What We Found Beyond the Stars: A GM-less co-op RPG about cooperation and discovery on alien worlds. Players form a small research crew exploring planets, conducting scientific missions, and uncovering hidden truths about each other. Every expedition concludes with a shared report on what the crew found among the stars.
1000 Empty Lights: A 40-page solo survival horror zine for Mothership by Alfred Valley. Written as an in-universe corporate manual, it casts you as a lamplighter tasked with restoring power to an abandoned underwater tunnel. Includes solo procedures, an adaptable oracle system, and a d50 table of safety signs inspired by Alien’s semiotic standard.
Thanks to everyone who contributed. Share your own solo sci-fi recommendations in the comments below.
4. Great Galaxy-Building Books
Not everything has to be built for solo play to spark solo inspiration. Here are two of my favorite recent sci-fi RPG supplements.
The Perilous Void by Jason Lutes: A system-neutral toolkit for creating science-fiction settings, from the galactic to the planetary level. It builds off of the collaborative worldbuilding systems from The Perilous Wilds, Jason’s classic guide for Dungeon World. It’s not just that it has 160 pages of generators for planets, lifeforms, societies, NPCs and way more; it’s the way they build on each other to make cohesive settings. I’ve used it in group play, but for solo players, the tables alone are pure joy. Sometimes I just roll up a sector of worlds for fun. The Perilous Void is an Encyclopedia Galactica for GMs and solo players alike.
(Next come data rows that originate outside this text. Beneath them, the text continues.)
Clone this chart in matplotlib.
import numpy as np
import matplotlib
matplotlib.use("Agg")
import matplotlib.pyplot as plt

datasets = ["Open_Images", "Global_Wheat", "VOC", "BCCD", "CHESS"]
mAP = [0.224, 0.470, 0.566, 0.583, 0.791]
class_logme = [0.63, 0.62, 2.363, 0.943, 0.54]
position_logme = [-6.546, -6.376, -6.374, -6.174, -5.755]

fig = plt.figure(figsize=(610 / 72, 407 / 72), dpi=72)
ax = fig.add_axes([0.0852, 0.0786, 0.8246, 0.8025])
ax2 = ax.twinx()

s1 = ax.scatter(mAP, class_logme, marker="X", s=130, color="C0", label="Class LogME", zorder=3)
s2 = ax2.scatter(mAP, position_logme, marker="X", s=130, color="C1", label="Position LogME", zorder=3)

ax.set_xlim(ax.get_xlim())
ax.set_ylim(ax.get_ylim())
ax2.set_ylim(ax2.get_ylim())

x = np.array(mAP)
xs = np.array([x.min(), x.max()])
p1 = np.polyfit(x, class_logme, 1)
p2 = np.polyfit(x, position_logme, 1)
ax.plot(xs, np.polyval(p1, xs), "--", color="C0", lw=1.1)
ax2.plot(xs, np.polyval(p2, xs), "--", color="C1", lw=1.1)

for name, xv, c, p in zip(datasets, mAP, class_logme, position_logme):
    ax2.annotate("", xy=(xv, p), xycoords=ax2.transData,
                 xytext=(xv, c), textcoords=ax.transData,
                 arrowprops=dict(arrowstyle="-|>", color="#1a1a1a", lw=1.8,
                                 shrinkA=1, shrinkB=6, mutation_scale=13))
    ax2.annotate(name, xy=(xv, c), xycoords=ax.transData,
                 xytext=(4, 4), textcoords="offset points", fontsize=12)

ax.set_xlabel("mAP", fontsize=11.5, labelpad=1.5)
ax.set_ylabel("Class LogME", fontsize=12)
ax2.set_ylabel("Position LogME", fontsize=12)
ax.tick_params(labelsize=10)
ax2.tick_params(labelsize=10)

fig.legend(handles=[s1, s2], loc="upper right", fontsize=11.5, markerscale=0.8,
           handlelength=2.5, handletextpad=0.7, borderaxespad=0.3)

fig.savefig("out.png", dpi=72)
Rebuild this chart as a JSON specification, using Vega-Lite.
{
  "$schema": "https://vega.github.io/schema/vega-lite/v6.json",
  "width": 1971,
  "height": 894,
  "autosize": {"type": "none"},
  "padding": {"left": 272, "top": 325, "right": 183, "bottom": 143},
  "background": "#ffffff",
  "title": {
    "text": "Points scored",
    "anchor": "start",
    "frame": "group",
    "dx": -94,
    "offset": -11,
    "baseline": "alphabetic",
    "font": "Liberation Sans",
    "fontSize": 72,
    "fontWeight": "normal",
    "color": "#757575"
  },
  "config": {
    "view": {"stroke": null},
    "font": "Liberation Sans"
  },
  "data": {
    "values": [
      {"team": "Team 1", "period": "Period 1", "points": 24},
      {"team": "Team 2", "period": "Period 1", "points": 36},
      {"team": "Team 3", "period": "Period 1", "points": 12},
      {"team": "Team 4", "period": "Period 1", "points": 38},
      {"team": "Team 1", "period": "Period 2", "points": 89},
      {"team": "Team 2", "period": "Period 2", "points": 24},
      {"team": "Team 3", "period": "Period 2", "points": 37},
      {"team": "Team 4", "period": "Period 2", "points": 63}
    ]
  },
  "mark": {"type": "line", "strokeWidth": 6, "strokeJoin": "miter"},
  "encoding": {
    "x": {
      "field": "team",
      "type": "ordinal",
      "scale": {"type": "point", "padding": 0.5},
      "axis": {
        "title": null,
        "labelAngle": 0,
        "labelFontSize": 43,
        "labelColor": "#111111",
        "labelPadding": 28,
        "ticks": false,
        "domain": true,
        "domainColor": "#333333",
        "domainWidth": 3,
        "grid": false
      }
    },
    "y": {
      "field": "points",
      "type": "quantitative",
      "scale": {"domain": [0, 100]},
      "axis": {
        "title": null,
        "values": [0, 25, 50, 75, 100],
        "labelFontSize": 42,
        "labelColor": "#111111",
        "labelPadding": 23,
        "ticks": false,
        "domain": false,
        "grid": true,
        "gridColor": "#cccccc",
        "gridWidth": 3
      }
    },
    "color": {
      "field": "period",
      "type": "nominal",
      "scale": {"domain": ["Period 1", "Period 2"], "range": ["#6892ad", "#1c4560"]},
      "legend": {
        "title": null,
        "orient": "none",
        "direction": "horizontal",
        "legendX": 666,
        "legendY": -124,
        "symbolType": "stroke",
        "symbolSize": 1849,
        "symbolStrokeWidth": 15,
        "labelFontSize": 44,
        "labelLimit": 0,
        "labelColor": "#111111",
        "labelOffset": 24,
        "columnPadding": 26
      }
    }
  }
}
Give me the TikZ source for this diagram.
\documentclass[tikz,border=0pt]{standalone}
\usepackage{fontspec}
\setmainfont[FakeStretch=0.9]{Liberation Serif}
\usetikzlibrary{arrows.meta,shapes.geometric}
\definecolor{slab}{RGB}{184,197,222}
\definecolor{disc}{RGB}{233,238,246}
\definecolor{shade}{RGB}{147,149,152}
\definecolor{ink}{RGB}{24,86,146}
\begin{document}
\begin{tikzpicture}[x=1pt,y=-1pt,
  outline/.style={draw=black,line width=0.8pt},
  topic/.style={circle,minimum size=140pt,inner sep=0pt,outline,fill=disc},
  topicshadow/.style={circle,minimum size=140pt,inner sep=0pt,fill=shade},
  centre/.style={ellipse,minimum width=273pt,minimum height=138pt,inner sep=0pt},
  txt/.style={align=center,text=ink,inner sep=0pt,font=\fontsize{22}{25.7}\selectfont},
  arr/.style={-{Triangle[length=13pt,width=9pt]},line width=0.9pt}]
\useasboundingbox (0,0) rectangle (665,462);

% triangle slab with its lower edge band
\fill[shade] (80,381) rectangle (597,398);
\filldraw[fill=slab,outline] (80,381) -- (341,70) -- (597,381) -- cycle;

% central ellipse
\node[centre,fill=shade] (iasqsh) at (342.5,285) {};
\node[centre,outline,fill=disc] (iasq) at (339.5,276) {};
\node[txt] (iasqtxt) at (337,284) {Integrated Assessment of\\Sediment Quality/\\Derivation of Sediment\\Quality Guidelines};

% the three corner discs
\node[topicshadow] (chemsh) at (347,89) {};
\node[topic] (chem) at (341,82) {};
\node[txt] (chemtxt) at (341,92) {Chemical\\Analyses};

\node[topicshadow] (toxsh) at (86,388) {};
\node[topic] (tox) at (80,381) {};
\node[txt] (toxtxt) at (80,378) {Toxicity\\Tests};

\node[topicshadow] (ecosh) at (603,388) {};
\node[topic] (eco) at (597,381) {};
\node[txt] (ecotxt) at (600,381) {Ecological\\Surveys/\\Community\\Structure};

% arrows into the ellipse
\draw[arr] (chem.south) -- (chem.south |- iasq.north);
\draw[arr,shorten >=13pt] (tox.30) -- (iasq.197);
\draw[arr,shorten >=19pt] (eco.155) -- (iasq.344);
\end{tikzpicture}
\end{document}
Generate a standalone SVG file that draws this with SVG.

An Infinity of Ships by STATIONS: A 150+ page toolkit for creating unique starships for sci-fi RPGs. Inside are tables for ship details, theme packs that collect tools around a specifc vibes, and encounter ideas for the ships you make. It’s equal parts art book and creative engine. It’s perfect for solo players looking for inspiration for that new unknown contact on their deep-space scanners.
🧑🚀🧞🧟 The creators of An Infinity of Ships are currently Kickstarting 100 Strangers, a collection of misfits, outcasts, weirdos, normies, and other folk for your sci-fi universe.







Great read as usual! Very interested in Arathi Sector!